## [What is asked]
Without copying any pictures, restate exactly the lines from the start of the records through the line containing "from matplotlib.ticker import".

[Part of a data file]
○ ○ ○ ○

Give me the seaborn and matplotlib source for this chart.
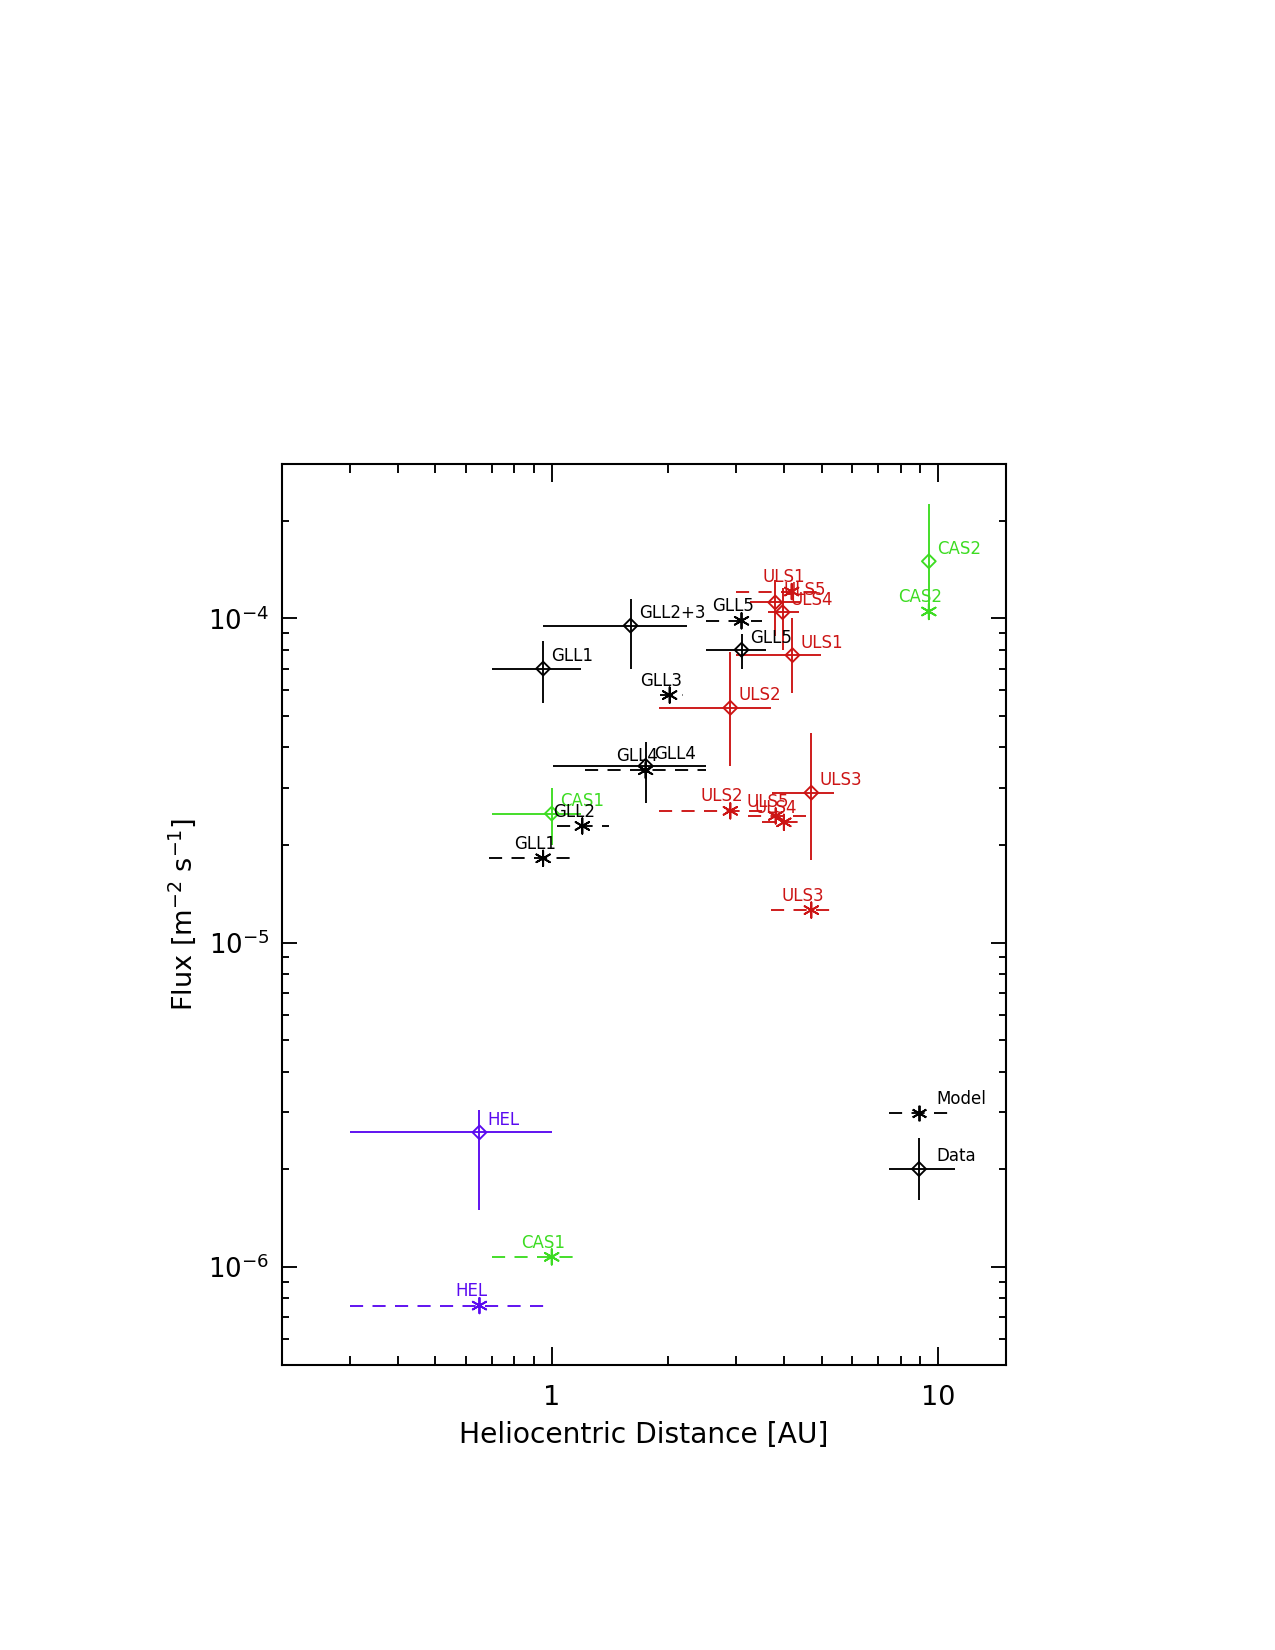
import matplotlib
matplotlib.use("Agg")
import matplotlib.pyplot as plt
import pandas as pd
import seaborn as sns
from matplotlib.ticker import FixedLocator, LogLocator, NullFormatter

# Measured fluxes (diamonds with solid error bars)
data_names = ["GLL1", "GLL2+3", "GLL4", "GLL5", "ULS1", "ULS2", "ULS3", "ULS4", "ULS5", "HEL", "CAS1", "CAS2"]
data_craft = ["GLL", "GLL", "GLL", "GLL", "ULS", "ULS", "ULS", "ULS", "ULS", "HEL", "CAS", "CAS"]
data_dist = [0.95, 1.60, 1.75, 3.10, 4.20, 2.90, 4.70, 3.96, 3.79, 0.65, 1.00, 9.47]
data_dist_lo = [0.70, 0.95, 1.01, 2.51, 3.00, 1.90, 3.72, 3.64, 3.27, 0.30, 0.70, 9.47]
data_dist_hi = [1.19, 2.24, 2.51, 3.59, 4.97, 3.69, 5.38, 4.36, 4.40, 1.00, 1.19, 9.47]
data_flux = [7.0e-5, 9.5e-5, 3.51e-5, 8.0e-5, 7.7e-5, 5.3e-5, 2.9e-5, 1.045e-4, 1.12e-4, 2.6e-6, 2.5e-5, 1.5e-4]
data_flux_lo = [5.5e-5, 7.0e-5, 2.70e-5, 7.0e-5, 5.9e-5, 3.5e-5, 1.8e-5, 7.98e-5, 8.8e-5, 1.5e-6, 2.0e-5, 1.0e-4]
data_flux_hi = [8.5e-5, 1.145e-4, 4.17e-5, 8.95e-5, 1.0e-4, 7.9e-5, 4.43e-5, 1.24e-4, 1.31e-4, 3.05e-6, 3.0e-5, 2.25e-4]

# Model fluxes (asterisks with dashed range)
model_names = ["GLL1", "GLL2", "GLL3", "GLL4", "GLL5", "ULS1", "ULS2", "ULS3", "ULS4", "ULS5", "HEL", "CAS1", "CAS2"]
model_craft = ["GLL", "GLL", "GLL", "GLL", "GLL", "ULS", "ULS", "ULS", "ULS", "ULS", "HEL", "CAS", "CAS"]
model_dist = [0.95, 1.20, 2.02, 1.75, 3.10, 4.18, 2.90, 4.70, 3.99, 3.80, 0.65, 1.00, 9.47]
model_dist_lo = [0.69, 1.03, 1.91, 1.22, 2.51, 3.00, 1.90, 3.70, 3.51, 3.22, 0.30, 0.70, 9.47]
model_dist_hi = [1.13, 1.41, 2.19, 2.51, 3.51, 4.97, 3.69, 5.26, 4.35, 4.54, 1.00, 1.15, 9.47]
model_flux = [1.82e-5, 2.29e-5, 5.8e-5, 3.40e-5, 9.83e-5, 1.21e-4, 2.55e-5, 1.26e-5, 2.35e-5, 2.46e-5, 7.6e-7, 1.074e-6, 1.05e-4]

# hand-made legend in the lower right
key_labels = ["Model", "Data"]
key_dist = [8.95, 8.95]
key_dist_lo = [7.47, 7.47]
key_dist_hi = [10.68, 11.05]
key_flux = [2.99e-6, 2.0e-6]
key_flux_lo = [2.99e-6, 1.61e-6]
key_flux_hi = [2.99e-6, 2.49e-6]

colors = {"GLL": "black", "ULS": "#cc1414", "HEL": "#5a0af0", "CAS": "#3ddc22"}

data_df = pd.DataFrame({"name": data_names, "craft": data_craft, "dist": data_dist,
                        "xlo": data_dist_lo, "xhi": data_dist_hi, "flux": data_flux,
                        "ylo": data_flux_lo, "yhi": data_flux_hi})
model_df = pd.DataFrame({"name": model_names, "craft": model_craft, "dist": model_dist,
                         "xlo": model_dist_lo, "xhi": model_dist_hi, "flux": model_flux})

sns.set_style("ticks")
plt.rcParams["font.family"] = ["DejaVu Sans"]
plt.rcParams.update({"text.color": "black", "axes.labelcolor": "black",
                     "xtick.color": "black", "ytick.color": "black",
                     "axes.edgecolor": "black"})

fig = plt.figure(figsize=(8.5, 11), dpi=150)
ax = fig.add_axes([0.221, 0.173, 0.568, 0.546])
ax.set_xscale("log")
ax.set_yscale("log")

lw = 0.9
dash = (0, (7, 5))

# error bars / ranges
dcol = [colors[c] for c in data_df["craft"]]
mcol = [colors[c] for c in model_df["craft"]]
ax.hlines(data_df["flux"], data_df["xlo"], data_df["xhi"], colors=dcol, lw=lw)
ax.vlines(data_df["dist"], data_df["ylo"], data_df["yhi"], colors=dcol, lw=lw)
ax.hlines(model_df["flux"], model_df["xlo"], model_df["xhi"], colors=mcol, lw=lw, linestyles=[dash])

# markers
sns.scatterplot(data=model_df, x="dist", y="flux", hue="craft", palette=colors,
                marker=(6, 2, 0), s=55, linewidth=0.9, legend=False, ax=ax, zorder=3)
sns.scatterplot(data=data_df, x="dist", y="flux", hue="craft", palette=colors,
                marker="D", s=22, linewidth=0.9, legend=False, ax=ax, zorder=3)
pts = ax.collections[-1]
pts.set_edgecolors(pts.get_facecolors())
pts.set_facecolors("none")

# labels
for _, r in data_df.iterrows():
    ax.annotate(r["name"], (r["dist"], r["flux"]), xytext=(4, 3.5), textcoords="offset points",
                ha="left", va="baseline", fontsize=8, color=colors[r["craft"]])
for _, r in model_df.iterrows():
    ax.annotate(r["name"], (r["dist"], r["flux"]), xytext=(-4, 4.5), textcoords="offset points",
                ha="center", va="baseline", fontsize=8, color=colors[r["craft"]])

# legend keys
ax.hlines(key_flux[0], key_dist_lo[0], key_dist_hi[0], colors="black", lw=lw, linestyles=[dash])
ax.plot(key_dist[0], key_flux[0], marker=(6, 2, 0), ms=7.5, mew=0.9, color="black", ls="none")
ax.hlines(key_flux[1], key_dist_lo[1], key_dist_hi[1], colors="black", lw=lw)
ax.vlines(key_dist[1], key_flux_lo[1], key_flux_hi[1], colors="black", lw=lw)
ax.plot(key_dist[1], key_flux[1], marker="D", ms=4.5, mew=0.9, mfc="none", color="black", ls="none")
for lab, x, y in zip(key_labels, key_dist, key_flux):
    ax.annotate(lab, (x, y), xytext=(8, 4), textcoords="offset points",
                ha="left", va="baseline", fontsize=8, color="black")

ax.set_xlim(0.2, 15)
ax.set_ylim(5e-7, 3e-4)

ax.xaxis.set_major_locator(FixedLocator([1, 10]))
ax.xaxis.set_minor_locator(LogLocator(base=10, subs=range(2, 10)))
ax.xaxis.set_minor_formatter(NullFormatter())
ax.set_xticklabels(["1", "10"])
ax.yaxis.set_major_locator(LogLocator(base=10))
ax.yaxis.set_minor_locator(LogLocator(base=10, subs=range(2, 10), numticks=20))
ax.yaxis.set_minor_formatter(NullFormatter())

ax.tick_params(which="both", direction="in", top=True, right=True, width=0.9, labelsize=13)
ax.tick_params(axis="x", which="major", length=8.6, pad=10)
ax.tick_params(axis="x", which="minor", length=4.3)
ax.tick_params(axis="y", which="major", length=7, pad=6, labelsize=12.5)
ax.tick_params(axis="y", which="minor", length=3.5)
for sp in ax.spines.values():
    sp.set_linewidth(1.0)

ax.set_xlabel("Heliocentric Distance [AU]", fontsize=13.5, labelpad=4.5)
ax.set_ylabel(r"Flux [m$^{-2}$ s$^{-1}$]", fontsize=13, labelpad=5)

fig.savefig("out.png", dpi=150)
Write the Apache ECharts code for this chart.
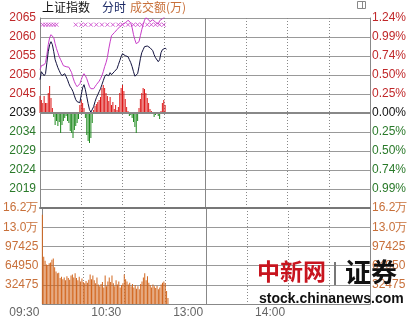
<!DOCTYPE html>
<html><head><meta charset="utf-8">
<script src="https://cdn.jsdelivr.net/npm/echarts@6/dist/echarts.min.js"></script>
<style>html,body{margin:0;padding:0;background:#fff}#c{width:412px;height:319px}</style>
</head><body><div id="c"></div>
<script>
const prevClose = 2039.7;
const priceTickLabels = ['', '2019', '2024', '2029', '2034', '2039', '2045', '2050', '2055', '2060', '2065'];
const pctTickLabels = ['', '0.99%', '0.74%', '0.50%', '0.25%', '0.00%', '0.25%', '0.50%', '0.74%', '0.99%', '1.24%'];
const volTickLabels = ['', '32475', '64950', '97425', '13.0万', '16.2万'];
const timeTickLabels = ['09:30', '10:30', '13:00', '14:00'];

// index price per minute (from 09:30)
const indexPrice = [2048.64, 2050.78, 2050.52, 2049.71, 2050.25, 2053.20, 2056.15, 2058.03, 2058.84, 2058.03,
 2056.15, 2054.01, 2052.93, 2051.86, 2051.05, 2050.25, 2049.71, 2049.98, 2050.25, 2049.44,
 2048.64, 2047.56, 2046.76, 2046.22, 2045.42, 2044.34, 2043.27, 2042.73, 2042.20, 2042.46,
 2044.61, 2046.49, 2047.30, 2045.95, 2044.07, 2042.20, 2040.59, 2039.91, 2040.32, 2041.39,
 2042.73, 2043.81, 2044.61, 2045.42, 2046.22, 2047.30, 2048.37, 2049.44, 2049.98, 2050.25,
 2049.71, 2050.52, 2049.98, 2050.25, 2050.78, 2051.05, 2051.59, 2052.66, 2053.74, 2054.81,
 2055.62, 2055.35, 2055.08, 2055.48, 2054.81, 2054.01, 2053.20, 2052.13, 2050.78, 2049.58,
 2049.58, 2050.25, 2052.13, 2054.27, 2055.88, 2056.69, 2057.50, 2057.63, 2057.68, 2057.36,
 2057.23, 2057.36, 2056.42, 2055.35, 2054.54, 2054.01, 2053.47, 2054.01, 2055.88, 2056.69,
 2056.96, 2057.09, 2056.82];

// second (purple) line
const leadPrice = [2051.32, 2052.40, 2052.93, 2052.66, 2053.20, 2055.35, 2058.03, 2059.91, 2060.72, 2060.98,
 2059.91, 2058.30, 2056.96, 2055.88, 2054.81, 2054.01, 2053.20, 2052.40, 2052.13, 2052.13,
 2052.13, 2051.99, 2051.59, 2050.52, 2049.17, 2048.10, 2047.30, 2046.76, 2046.89, 2047.56,
 2048.64, 2049.71, 2050.25, 2049.71, 2048.91, 2047.83, 2046.76, 2046.22, 2045.95, 2046.22,
 2046.76, 2047.30, 2047.83, 2048.24, 2048.91, 2049.71, 2050.78, 2052.13, 2053.20, 2054.60,
 2056.90, 2058.80, 2060.45, 2060.98, 2061.25, 2061.52, 2062.06, 2062.59, 2062.86, 2063.13,
 2063.53, 2063.80, 2063.85, 2064.20, 2064.60, 2064.88, 2063.90, 2062.59, 2060.72, 2059.37,
 2058.30, 2057.90, 2058.84, 2060.45, 2062.06, 2063.40, 2064.60, 2065.28, 2065.41, 2064.74,
 2064.20, 2064.61, 2064.74, 2064.47, 2064.07, 2063.67, 2063.53, 2064.47, 2064.74, 2065.01,
 2065.28, 2065.55, 2065.82];

// buy/sell strength bars (red up, green down)
const strength = [17, 13, 10, 17, 10, 10, 20, 27, 15, 5,
 -4, -12, -8, -13, -9, -20, -12, -8, -5, -3,
 -8, -10, -18, -20, -25, -17, -13, -10, -6, 8,
 13, 10, 5, -5, -22, -28, -30, -25, -10, 3,
 7, 9, 11, 13, 16, 25, 28, 25, 20, 17,
 12, 16, 8, 11, 4, 8, 3, 6, 20, 25,
 28, 22, 14, 6, 2, -3, -2, -5, -9, -14,
 -20, -8, 5, 14, 20, 25, 24, 20, 15, 10,
 4, 2, 1, -4, -2, -1, -3, -6, 2, 10,
 13, 8, 0];

// turnover per minute (万)
const turnover = [151000, 80000, 73000, 67000, 66000, 69000, 70000, 75000, 77000, 62000,
 55000, 52000, 53000, 44000, 46000, 42000, 45000, 40000, 47000, 44000,
 41000, 48000, 50000, 45000, 52000, 44000, 40000, 46000, 38000, 43000,
 37000, 35000, 39000, 36000, 41000, 50000, 42000, 48000, 40000, 35000,
 45000, 33000, 30000, 34000, 37000, 28000, 48000, 30000, 38000, 45000,
 37000, 48000, 35000, 30000, 40000, 33000, 38000, 28000, 32000, 35000,
 50000, 42000, 38000, 33000, 36000, 30000, 34000, 28000, 32000, 26000,
 30000, 25000, 34000, 38000, 45000, 52000, 40000, 47000, 36000, 32000,
 28000, 33000, 30000, 27000, 31000, 25000, 28000, 33000, 36000, 38000,
 35000, 22000, 10000];

// minutes with x markers
const markerMinutes = [2, 4, 6, 8, 10, 12, 26, 30, 33, 37, 41, 45, 49, 53, 57, 60, 64, 68, 71, 74, 78, 81, 84, 87, 90];
const markerPrice = 2063.4;

function hhmm(t){const h=Math.floor(t/60),m=t%60;return (h<10?'0':'')+h+':'+(m<10?'0':'')+m;}
const times=[];
for(let m=0;m<120;m++) times.push(hhmm(570+m));
for(let m=0;m<=120;m++) times.push(hhmm(780+m));

const pct = v => (v - prevClose) / prevClose * 100;
const RED='#c0282a', GREEN='#2a7a2a', VOL='#c8703a';
const numFont='"Liberation Sans", Arial, sans-serif';
const cjk='"Noto Sans CJK SC", "Liberation Sans", sans-serif';

const chart = echarts.init(document.getElementById('c'), null, {renderer:'canvas'});
const dotted = i => i % 30 === 0 && i > 0 && i < 240 && i !== 120;
const gridLine = {color:'#999', width:1};
chart.setOption({
  animation:false,
  backgroundColor:'#fff',
  title:[
    {text:'上证指数', left:42, top:1, padding:0, textStyle:{fontSize:12, fontWeight:'normal', color:'#111', fontFamily:cjk}},
    {text:'分时', left:102, top:1, padding:0, textStyle:{fontSize:12, fontWeight:'normal', color:'#1c2a66', fontFamily:cjk}},
    {text:'成交额(万)', left:130, top:1, padding:0, textStyle:{fontSize:12, fontWeight:'normal', color:VOL, fontFamily:cjk}}
  ],
  grid:[{left:40, right:42, top:18, height:190}, {left:40, right:42, top:208, height:96}],
  xAxis:[
    {gridIndex:0, type:'category', data:times, boundaryGap:false,
     axisLine:{show:true, onZero:false, lineStyle:{color:'#777', width:2}}, axisTick:{show:false}, axisLabel:{show:false},
     splitLine:{show:true, interval:dotted, lineStyle:{color:'#888', type:[1,2]}}},
    {gridIndex:0, type:'category', data:times, boundaryGap:false, position:'bottom',
     axisLine:{show:false}, axisTick:{show:false}, axisLabel:{show:false},
     splitLine:{show:true, interval:(i)=>i===120, lineStyle:{color:'#888', width:1}}},
    {gridIndex:1, type:'category', data:times, boundaryGap:false, position:'bottom',
     axisLine:{show:true, onZero:false, lineStyle:{color:'#888', width:1}}, axisTick:{show:false},
     axisLabel:{show:true, interval:(i,v)=>timeTickLabels.indexOf(v)>=0, align:'right', padding:[0,3,0,0], margin:3,
                fontSize:12, color:'#666', fontFamily:numFont, hideOverlap:false},
     splitLine:{show:true, interval:dotted, lineStyle:{color:'#888', type:[1,2]}}},
    {gridIndex:1, type:'category', data:times, boundaryGap:false, position:'bottom',
     axisLine:{show:false}, axisTick:{show:false}, axisLabel:{show:false},
     splitLine:{show:true, interval:(i)=>i===120, lineStyle:{color:'#888', width:1}}}
  ],
  yAxis:[
    {gridIndex:0, type:'value', min:-1.25, max:1.25, interval:0.25, position:'left',
     axisLine:{show:true, lineStyle:{color:'#888'}}, axisTick:{show:false}, splitLine:{show:true, lineStyle:gridLine},
     axisLabel:{margin:4, fontSize:12, fontFamily:numFont,
       formatter:(v)=>priceTickLabels[Math.round((v+1.25)/0.25)] || '',
       color:(v)=>{const k=Math.round((parseFloat(v)+1.25)/0.25);return k<5?GREEN:(k===5?'#111':RED);}}},
    {gridIndex:0, type:'value', min:-1.25, max:1.25, interval:0.25, position:'right',
     axisLine:{show:true, lineStyle:{color:'#888'}}, axisTick:{show:false}, splitLine:{show:false},
     axisLabel:{margin:2, fontSize:12, fontFamily:numFont,
       formatter:(v)=>pctTickLabels[Math.round((v+1.25)/0.25)] || '',
       color:(v)=>{const k=Math.round((parseFloat(v)+1.25)/0.25);return k<5?GREEN:(k===5?'#111':RED);}}},
    {gridIndex:0, type:'value', min:-95, max:95, show:false},
    {gridIndex:1, type:'value', min:0, max:162375, interval:32475, position:'left',
     axisLine:{show:true, lineStyle:{color:'#888'}}, axisTick:{show:false}, splitLine:{show:true, lineStyle:gridLine},
     axisLabel:{margin:4, fontSize:12, fontFamily:numFont, color:VOL,
       formatter:(v)=>volTickLabels[Math.round(v/32475)] || ''}},
    {gridIndex:1, type:'value', min:0, max:162375, interval:32475, position:'right',
     axisLine:{show:true, lineStyle:{color:'#888'}}, axisTick:{show:false}, splitLine:{show:false},
     axisLabel:{margin:2, fontSize:12, fontFamily:numFont, color:VOL,
       formatter:(v)=>volTickLabels[Math.round(v/32475)] || ''}}
  ],
  series:[
    {type:'bar', xAxisIndex:0, yAxisIndex:2, barWidth:1, silent:true,
     data:strength.map(v=>({value:v, itemStyle:{color:v>=0?'#dd1a1a':'#1f8a1f'}})),
     markLine:{silent:true, symbol:'none', label:{show:false}, lineStyle:{color:'#888', width:2, type:'solid'}, data:[{yAxis:0}]}},
    {type:'line', xAxisIndex:0, yAxisIndex:0, data:leadPrice.map(pct), symbol:'none', silent:true,
     lineStyle:{color:'#c83cc8', width:1}},
    {type:'line', xAxisIndex:0, yAxisIndex:0, data:indexPrice.map(pct), symbol:'none', silent:true,
     lineStyle:{color:'#141440', width:1}},
    {type:'scatter', xAxisIndex:0, yAxisIndex:0, silent:true,
     data:markerMinutes.map(i=>[i, pct(markerPrice)]),
     symbol:'path://M0 0L10 10M10 0L0 10', symbolSize:4,
     itemStyle:{color:'rgba(0,0,0,0)', borderColor:'#c83cc8', borderWidth:1}},
    {type:'bar', xAxisIndex:2, yAxisIndex:3, barWidth:1, silent:true, data:turnover, itemStyle:{color:'#d2661e'}}
  ],
  graphic:[
    {type:'rect', shape:{x:357.5, y:1.5, width:8, height:7}, style:{fill:'#fff', stroke:'#888', lineWidth:1}},
    {type:'line', shape:{x1:362.5, y1:1.5, x2:362.5, y2:8.5}, style:{stroke:'#888', lineWidth:1}},
    {type:'text', left:257, top:260, z:100, style:{text:'中新网', font:'bold 23px '+cjk, fill:'#c8141e'}},
    {type:'rect', z:100, shape:{x:334, y:262, width:2, height:23}, style:{fill:'#777'}},
    {type:'text', left:345, top:259, z:100, style:{text:'证券', font:'bold 26px '+cjk, fill:'#111'}},
    {type:'text', left:259, top:292, z:100, style:{text:'stock.chinanews.com', font:'bold 14px '+numFont, fill:'#111'}}
  ]
});
</script></body></html>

○ ○ ○ ○

## [Complete answer]
Give me the seaborn and matplotlib source for this chart.
import matplotlib
matplotlib.use("Agg")
import matplotlib.pyplot as plt
import pandas as pd
import seaborn as sns
from matplotlib.ticker import FixedLocator, LogLocator, NullFormatter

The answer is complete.